§ PROVIDED DATA:
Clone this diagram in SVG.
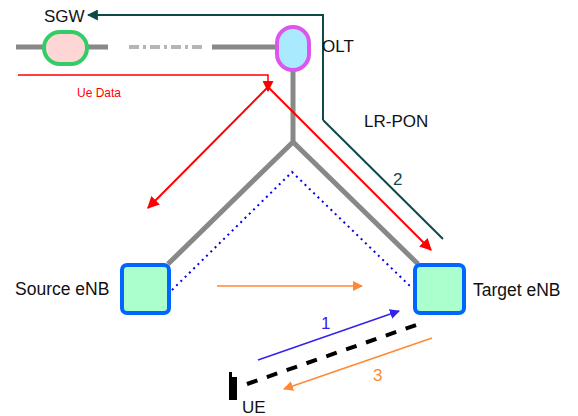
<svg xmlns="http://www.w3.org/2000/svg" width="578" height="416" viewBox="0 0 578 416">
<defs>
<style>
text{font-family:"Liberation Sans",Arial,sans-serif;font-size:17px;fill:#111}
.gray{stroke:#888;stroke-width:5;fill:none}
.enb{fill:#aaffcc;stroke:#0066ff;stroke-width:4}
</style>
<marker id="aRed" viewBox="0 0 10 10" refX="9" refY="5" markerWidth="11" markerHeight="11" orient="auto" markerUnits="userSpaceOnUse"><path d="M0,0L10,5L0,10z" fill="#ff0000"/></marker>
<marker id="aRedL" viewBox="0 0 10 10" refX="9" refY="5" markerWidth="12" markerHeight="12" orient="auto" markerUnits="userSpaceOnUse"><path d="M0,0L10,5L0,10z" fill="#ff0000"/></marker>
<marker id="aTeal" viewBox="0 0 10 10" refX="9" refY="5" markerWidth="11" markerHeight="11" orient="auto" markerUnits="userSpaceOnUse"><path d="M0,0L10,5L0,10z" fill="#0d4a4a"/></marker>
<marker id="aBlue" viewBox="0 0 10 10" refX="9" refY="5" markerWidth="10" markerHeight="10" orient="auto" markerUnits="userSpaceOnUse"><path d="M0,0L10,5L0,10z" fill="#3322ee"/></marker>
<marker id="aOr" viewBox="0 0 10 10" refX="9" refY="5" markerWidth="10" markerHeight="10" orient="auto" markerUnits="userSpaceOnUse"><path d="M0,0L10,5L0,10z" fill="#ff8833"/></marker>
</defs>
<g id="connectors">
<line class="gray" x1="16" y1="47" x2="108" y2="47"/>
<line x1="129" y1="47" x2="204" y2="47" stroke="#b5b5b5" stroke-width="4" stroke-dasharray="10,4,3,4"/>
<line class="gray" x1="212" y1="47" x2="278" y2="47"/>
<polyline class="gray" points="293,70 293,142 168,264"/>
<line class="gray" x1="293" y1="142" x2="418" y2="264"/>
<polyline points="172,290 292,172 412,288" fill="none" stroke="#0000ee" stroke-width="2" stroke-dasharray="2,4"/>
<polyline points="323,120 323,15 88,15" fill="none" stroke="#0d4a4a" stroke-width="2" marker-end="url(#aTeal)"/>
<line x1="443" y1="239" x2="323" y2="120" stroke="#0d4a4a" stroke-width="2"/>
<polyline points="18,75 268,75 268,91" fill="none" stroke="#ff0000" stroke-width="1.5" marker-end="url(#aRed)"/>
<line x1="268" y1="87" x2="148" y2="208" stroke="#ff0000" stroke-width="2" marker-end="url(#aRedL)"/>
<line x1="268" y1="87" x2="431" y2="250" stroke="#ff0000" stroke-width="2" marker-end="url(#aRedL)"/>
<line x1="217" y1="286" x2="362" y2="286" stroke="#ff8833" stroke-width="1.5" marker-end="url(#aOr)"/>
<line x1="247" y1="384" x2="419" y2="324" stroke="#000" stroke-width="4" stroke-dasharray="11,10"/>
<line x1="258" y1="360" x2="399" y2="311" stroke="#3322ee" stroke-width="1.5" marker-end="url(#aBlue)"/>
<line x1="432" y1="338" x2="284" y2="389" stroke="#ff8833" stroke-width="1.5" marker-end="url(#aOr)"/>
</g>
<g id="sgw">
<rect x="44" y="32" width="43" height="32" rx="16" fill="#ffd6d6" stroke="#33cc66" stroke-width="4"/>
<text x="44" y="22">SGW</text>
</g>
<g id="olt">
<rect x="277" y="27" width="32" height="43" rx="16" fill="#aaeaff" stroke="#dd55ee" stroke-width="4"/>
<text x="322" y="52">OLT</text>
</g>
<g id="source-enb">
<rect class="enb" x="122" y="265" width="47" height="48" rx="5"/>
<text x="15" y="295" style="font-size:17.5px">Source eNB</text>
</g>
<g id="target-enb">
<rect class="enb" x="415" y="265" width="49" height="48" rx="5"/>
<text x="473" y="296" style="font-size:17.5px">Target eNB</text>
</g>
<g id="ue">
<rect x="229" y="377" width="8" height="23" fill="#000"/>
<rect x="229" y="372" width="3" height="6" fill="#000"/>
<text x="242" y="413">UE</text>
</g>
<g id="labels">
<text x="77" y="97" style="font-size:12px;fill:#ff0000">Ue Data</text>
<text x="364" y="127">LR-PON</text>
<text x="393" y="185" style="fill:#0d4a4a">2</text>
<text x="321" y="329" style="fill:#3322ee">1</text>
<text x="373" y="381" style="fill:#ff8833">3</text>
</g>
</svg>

§ THE TASK: Transcribe all the lines above exactly, apart from the pictures.

§ RESULT FOR THIS TASK:
Clone this diagram in SVG.
<svg xmlns="http://www.w3.org/2000/svg" width="578" height="416" viewBox="0 0 578 416">
<defs>
<style>
text{font-family:"Liberation Sans",Arial,sans-serif;font-size:17px;fill:#111}
.gray{stroke:#888;stroke-width:5;fill:none}
.enb{fill:#aaffcc;stroke:#0066ff;stroke-width:4}
</style>
<marker id="aRed" viewBox="0 0 10 10" refX="9" refY="5" markerWidth="11" markerHeight="11" orient="auto" markerUnits="userSpaceOnUse"><path d="M0,0L10,5L0,10z" fill="#ff0000"/></marker>
<marker id="aRedL" viewBox="0 0 10 10" refX="9" refY="5" markerWidth="12" markerHeight="12" orient="auto" markerUnits="userSpaceOnUse"><path d="M0,0L10,5L0,10z" fill="#ff0000"/></marker>
<marker id="aTeal" viewBox="0 0 10 10" refX="9" refY="5" markerWidth="11" markerHeight="11" orient="auto" markerUnits="userSpaceOnUse"><path d="M0,0L10,5L0,10z" fill="#0d4a4a"/></marker>
<marker id="aBlue" viewBox="0 0 10 10" refX="9" refY="5" markerWidth="10" markerHeight="10" orient="auto" markerUnits="userSpaceOnUse"><path d="M0,0L10,5L0,10z" fill="#3322ee"/></marker>
<marker id="aOr" viewBox="0 0 10 10" refX="9" refY="5" markerWidth="10" markerHeight="10" orient="auto" markerUnits="userSpaceOnUse"><path d="M0,0L10,5L0,10z" fill="#ff8833"/></marker>
</defs>
<g id="connectors">
<line class="gray" x1="16" y1="47" x2="108" y2="47"/>
<line x1="129" y1="47" x2="204" y2="47" stroke="#b5b5b5" stroke-width="4" stroke-dasharray="10,4,3,4"/>
<line class="gray" x1="212" y1="47" x2="278" y2="47"/>
<polyline class="gray" points="293,70 293,142 168,264"/>
<line class="gray" x1="293" y1="142" x2="418" y2="264"/>
<polyline points="172,290 292,172 412,288" fill="none" stroke="#0000ee" stroke-width="2" stroke-dasharray="2,4"/>
<polyline points="323,120 323,15 88,15" fill="none" stroke="#0d4a4a" stroke-width="2" marker-end="url(#aTeal)"/>
<line x1="443" y1="239" x2="323" y2="120" stroke="#0d4a4a" stroke-width="2"/>
<polyline points="18,75 268,75 268,91" fill="none" stroke="#ff0000" stroke-width="1.5" marker-end="url(#aRed)"/>
<line x1="268" y1="87" x2="148" y2="208" stroke="#ff0000" stroke-width="2" marker-end="url(#aRedL)"/>
<line x1="268" y1="87" x2="431" y2="250" stroke="#ff0000" stroke-width="2" marker-end="url(#aRedL)"/>
<line x1="217" y1="286" x2="362" y2="286" stroke="#ff8833" stroke-width="1.5" marker-end="url(#aOr)"/>
<line x1="247" y1="384" x2="419" y2="324" stroke="#000" stroke-width="4" stroke-dasharray="11,10"/>
<line x1="258" y1="360" x2="399" y2="311" stroke="#3322ee" stroke-width="1.5" marker-end="url(#aBlue)"/>
<line x1="432" y1="338" x2="284" y2="389" stroke="#ff8833" stroke-width="1.5" marker-end="url(#aOr)"/>
</g>
<g id="sgw">
<rect x="44" y="32" width="43" height="32" rx="16" fill="#ffd6d6" stroke="#33cc66" stroke-width="4"/>
<text x="44" y="22">SGW</text>
</g>
<g id="olt">
<rect x="277" y="27" width="32" height="43" rx="16" fill="#aaeaff" stroke="#dd55ee" stroke-width="4"/>
<text x="322" y="52">OLT</text>
</g>
<g id="source-enb">
<rect class="enb" x="122" y="265" width="47" height="48" rx="5"/>
<text x="15" y="295" style="font-size:17.5px">Source eNB</text>
</g>
<g id="target-enb">
<rect class="enb" x="415" y="265" width="49" height="48" rx="5"/>
<text x="473" y="296" style="font-size:17.5px">Target eNB</text>
</g>
<g id="ue">
<rect x="229" y="377" width="8" height="23" fill="#000"/>
<rect x="229" y="372" width="3" height="6" fill="#000"/>
<text x="242" y="413">UE</text>
</g>
<g id="labels">
<text x="77" y="97" style="font-size:12px;fill:#ff0000">Ue Data</text>
<text x="364" y="127">LR-PON</text>
<text x="393" y="185" style="fill:#0d4a4a">2</text>
<text x="321" y="329" style="fill:#3322ee">1</text>
<text x="373" y="381" style="fill:#ff8833">3</text>
</g>
</svg>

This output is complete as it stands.